It takes a special kind of planet to make a moon
Based on analyses of lunar rock samples that Apollo and other space missions brought back to Earth, scientists know more about Earth's moon than any other planetary body. However, questions continue to vex scientists regarding how a planet forms a moon, and why some planets have moons while others do not.
In a new paper published in Nature Communications, researchers from the University of Rochester, University of Arizona and Tokyo Institute of Technology have made an important discovery that helps unravel the mysteries of the moon. The new study proposes that planets have to be of a certain makeup and within a limited mass range for moons to form.

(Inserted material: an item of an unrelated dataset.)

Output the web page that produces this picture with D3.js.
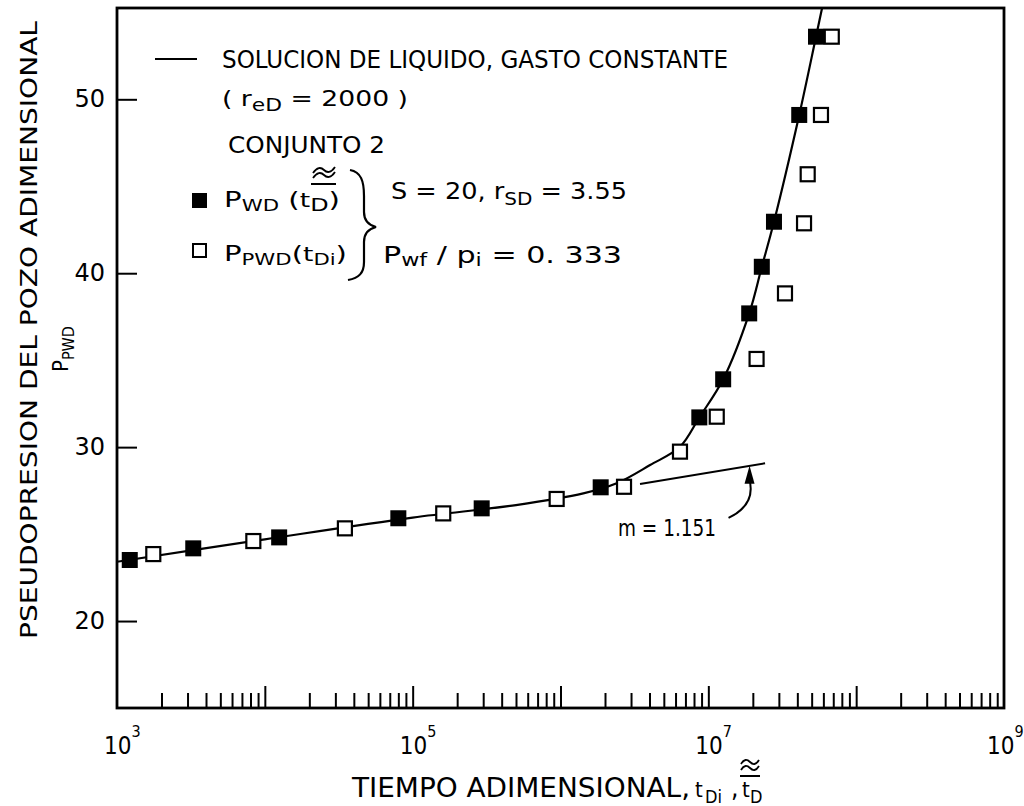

"The question we set out to answer is: Can all planets form substantial moons?" said study co-author Erik Asphaug, a professor in UArizona Lunar and Planetary Laboratory.
As scientists continue to explore the possibility of other life in the universe, the research has important implications for determining the factors that make a planet habitable. A planet may not require a large moon to be habitable, but Earth's moon is vitally important in shaping life as we know it: It controls the length of the day and ocean tides, which affect the planet's biological cycles. The moon also contributes to Earth's climate by stabilizing its spin axis, offering an ideal environment for life to develop and evolve.
"By understanding moon formations, we have a better constraint on what to look for when searching for Earthlike planets," said lead study author Miki Nakajima, an assistant professor of Earth and environmental sciences at the University of Rochester. "We expect that exomoons (moons orbiting planets outside our solar system) should be everywhere, but so far we haven't confirmed any. Our constraints will be helpful for future observations."
Earth is the only known planet to host life and has a number of features that make it unique. These include active plate tectonics, a strong magnetic field and a moon that is quite large. More than a quarter of the size of Earth, the moon raises tides in the oceans that are important to life, so researchers have conjectured that a moon may be a potentially beneficial feature for harboring life on other planets.
It is generally accepted that Earth's large moon was generated by a collision between proto-Earth and another planet about 4.5 billion years ago. The collision resulted in the formation of a disc of mostly melted, partially vaporized rock that eventually became the moon.
Nakajima et al.
To find out whether other planets can form similarly large moons, the researchers conducted 3D computer simulations, starting with a number of hypothetical planets of varying masses. The fledgling planets either had an architecture similar to Earth's – namely a mantle of rock and a core of iron – or they were icy planets in which the mantle is water ice and the core is rock.
They found that if the planet is too massive, giant impacts produce discs consisting entirely of vapor. This is because impacts between more massive planets are more energetic and happen at higher velocity. Over time, the vapor disc from such an impact cools, and liquid moonlets – the building blocks of moons – are formed.
"These growing moonlets experience a strong drag force as they plow through the vapor disc, which slows them down," Asphaug said. "Before long, they succumb to the gravity of the planet and fall into it, without making a moon."
Once the disc has cooled off and its vapor has begun to dissipate, moonlets face less drag and stand a better chance of growing into moons. However, by that time, a significant portion of them have been lost to the planet. The researchers conclude that a vapor-only disc is not capable of forming large moons. The disc has to start off initially low in vapor for the moonlets to grow without experiencing strong gas drag.
"Giant impacts work great at making moons, but only to a point," Asphaug said.
The results provide important guideposts for researchers studying planets in other solar systems, according to the authors. In particular, some planets are too massive to form a sizable moon. Computer simulations showed that rocky planets more than six times the mass of Earth – so-called super-Earths – end up with vapor-only discs, meaning that a large moon could not grow. The same is true for planets with a water-rich or icy composition whose mass exceeds that of Earth; they, too, will end up with vapor-only disks and no moon.
Thousands of exoplanets have been discovered, but astronomers have yet to definitively spot a moon orbiting a planet outside our solar system.
"We're still a long way off until we learn the different kinds of moons that orbit the exoplanets that are out there," Asphaug said.
"The exoplanet search has been focused on large planets, typically larger than 1.6 Earth radii (60% larger than Earth)," Nakajima said. "We are proposing that, instead, we should look at smaller planets because they are probably better candidates to host fractionally large moons."
The research is based on computer simulations that are the result of efforts since the 1980s to understand how Earth's moon formed as the result of a giant impact at the end of Earth’s formation, Asphaug said.
"Most of the focus so far has been on how the Earth's moon came to be, but we think the moon started off as a flying magma ocean, not mostly vapor,” he said, referring to the disc of molten rock around the early Earth. "These moonlets were able to accrete into the major body that we know and love."